Refutar un mito es engorroso y poco saludable. Las ciudades son su pasado, sus leyendas, sus imposibles, sus exageraciones. Sin embargo, es interesante bajar al desván de la historia para desempolvar versiones ocultas, a pesar de que sean menos románticas que la voz que corrió de boca en boca durante décadas.
Dice el relato popular que Alfonsina Storni había acordado morir junto con el escritor Leopoldo Lugones, amigo íntimo que se envenenó en 1937. Pero a último momento desistió. En octubre de 1938, la escritora, abrumada por una profunda tristeza fruto de la pérdida de un amor, e inspirada por la decisión de su amigo, se dirigió hacia la playa y se internó caminando en el mar hasta que las olas le cortaron la respiración.
La imagen creada es la de una poetisa destruida por la angustia que se dirige a la muerte, vacilante. Probablemente la canción Alfonsina y el mar escrita por Ariel Ramírez y Félix Luna haya colaborado a diseñar esa versión romántica de su suicidio.

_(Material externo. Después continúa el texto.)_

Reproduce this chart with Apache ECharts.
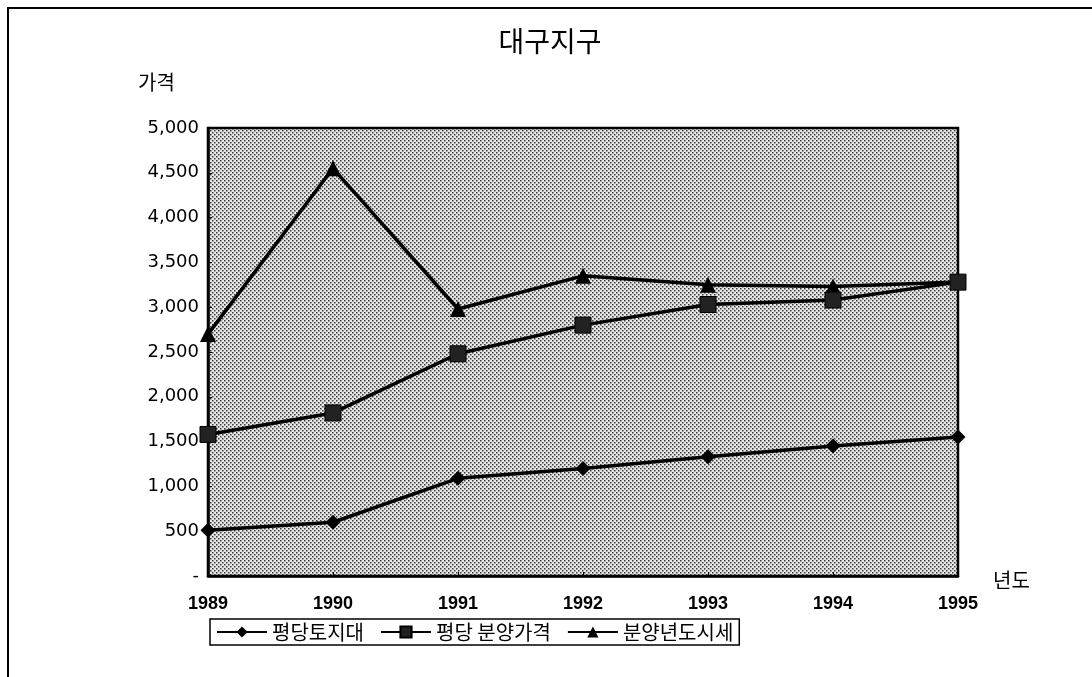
<!DOCTYPE html>
<html>
<head>
<meta charset="utf-8">
<script src="https://cdn.jsdelivr.net/npm/echarts@6/dist/echarts.min.js"></script>
<style>
html,body{margin:0;padding:0;background:#fff;}
#chart{width:1092px;height:677px;}
</style>
</head>
<body>
<div id="chart"></div>
<script>
var years = ['1989','1990','1991','1992','1993','1994','1995'];
var landPrice = [510, 600, 1090, 1200, 1330, 1450, 1550];
var salePrice = [1580, 1820, 2480, 2800, 3030, 3080, 3280];
var marketPrice = [2700, 4550, 2980, 3350, 3250, 3230, 3280];
var seriesNames = ['평당토지대', '평당 분양가격', '분양년도시세'];

// halftone background of the plot area
function dotPattern(){
	var c = document.createElement('canvas');
	c.width = 4; c.height = 4;
	var g = c.getContext('2d');
	g.fillStyle = '#e6e6e6';
	g.fillRect(0,0,4,4);
	g.fillStyle = '#3a3a3a';
	g.fillRect(0,0,1.5,1.5);
	g.fillRect(2,2,1.5,1.5);
	return c;
}

var numFont = '"Liberation Sans", Arial, sans-serif';
var krFont = '"Noto Sans CJK KR", sans-serif';

var chart = echarts.init(document.getElementById('chart'));
var option = {
	backgroundColor:'#fff',
	animation:false,
	title:{
		text:'대구지구', left:545, top:22, textAlign:'center',
		textStyle:{fontFamily:krFont, fontSize:28, fontWeight:'normal', color:'#000'}
	},
	graphic:[
		{type:'rect', shape:{x:8, y:8, width:1100, height:700}, style:{fill:null, stroke:'#000', lineWidth:2}, silent:true},
		{type:'text', left:138, top:72, style:{text:'가격', fontFamily:krFont, fontSize:20, fill:'#000'}},
		{type:'text', left:993, top:570, style:{text:'년도', fontFamily:krFont, fontSize:20, fill:'#000'}}
	],
	legend:{
		left:210, top:619, width:540,
		itemWidth:50, itemHeight:14, itemGap:16,
		borderColor:'#000', borderWidth:1.5, padding:[3,6,3,6],
		textStyle:{fontFamily:krFont, fontSize:20, color:'#000'},
		data:seriesNames
	},
	grid:{
		left:208, right:134, top:128, bottom:101,
		show:true, backgroundColor:{image:dotPattern(), repeat:'repeat'},
		borderColor:'#000', borderWidth:2.5
	},
	xAxis:{
		type:'category', data:years, boundaryGap:false,
		axisLine:{lineStyle:{color:'#000', width:2.5}},
		axisTick:{inside:true, length:4, lineStyle:{color:'#000'}},
		axisLabel:{fontFamily:numFont, fontSize:18, fontWeight:'bold', color:'#000', margin:19},
		splitLine:{show:false}
	},
	yAxis:{
		type:'value', min:0, max:5000, interval:500,
		axisLine:{show:true, lineStyle:{color:'#000', width:2.5}},
		axisTick:{show:true, inside:true, length:4, lineStyle:{color:'#000'}},
		axisLabel:{fontFamily:'"DejaVu Sans", sans-serif', fontSize:18, color:'#000', margin:9,
			formatter:function(v){ return v === 0 ? '-' : echarts.format.addCommas(v); }},
		splitLine:{show:false}
	},
	series:[
		{name:seriesNames[0], type:'line', data:landPrice, symbol:'diamond', symbolSize:15, z:2,
			lineStyle:{color:'#000', width:3.5}, itemStyle:{color:'#000'}},
		{name:seriesNames[1], type:'line', data:salePrice, symbol:'rect', symbolSize:16, z:4,
			lineStyle:{color:'#000', width:3.5}, itemStyle:{color:'#222', borderColor:'#000', borderWidth:1}},
		{name:seriesNames[2], type:'line', data:marketPrice, symbol:'triangle', symbolSize:16, z:3,
			lineStyle:{color:'#000', width:3.5}, itemStyle:{color:'#000'}}
	]
};
chart.setOption(option);
</script>
</body>
</html>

El cuadro fue muy distinto. La noche del martes 25 de octubre de 1938 Alfonsina concretó un plan que estaba fraguando hace largos meses. Mediante una intervención quirúrgica, a la que tuvo que someterse en 1935 para combatir un cáncer, le amputaron un seno. A pesar de que la cirugía sirvió para combatir en parte la enfermedad, la poetisa nunca se recuperó de aquella agresión, sentía que su cuerpo había sido mutilado, se reconocía incompleta, lo cual la hundió en una tremenda depresión que la acompañó los últimos años de su vida.
También soportaba dolores agudos que sólo las dosis de morfina que se aplicaba diariamente eran capaz de calmar. Y sufría de neurastenia.
La ciudad elegida para terminar con su vida fue Mar del Plata, aunque ya había intentado suicidarse en el Río de la Plata y en el Tigre. No pudo por cuestiones del azar: una persona que la reconoció y se acercó a hablarle. Acorde al comportamiento de la mayoría de los suicidas, sentada en el escritorio de su habitación escribió una nota temblorosa en tinta roja que decía Me arrojo al mar.
Dos días antes había garabateado su famoso poema Voy a dormir, dedicado a su hijo, para las páginas del diario La Nación. Estos versos sirvieron como carta de despedida. Un dato curioso es que el lunes 24 por la mañana había querido comprar un revolver, pero no se lo vendieron porque, de acuerdo con una reglamentación de la época, las mujeres no podían portar armas de fuego.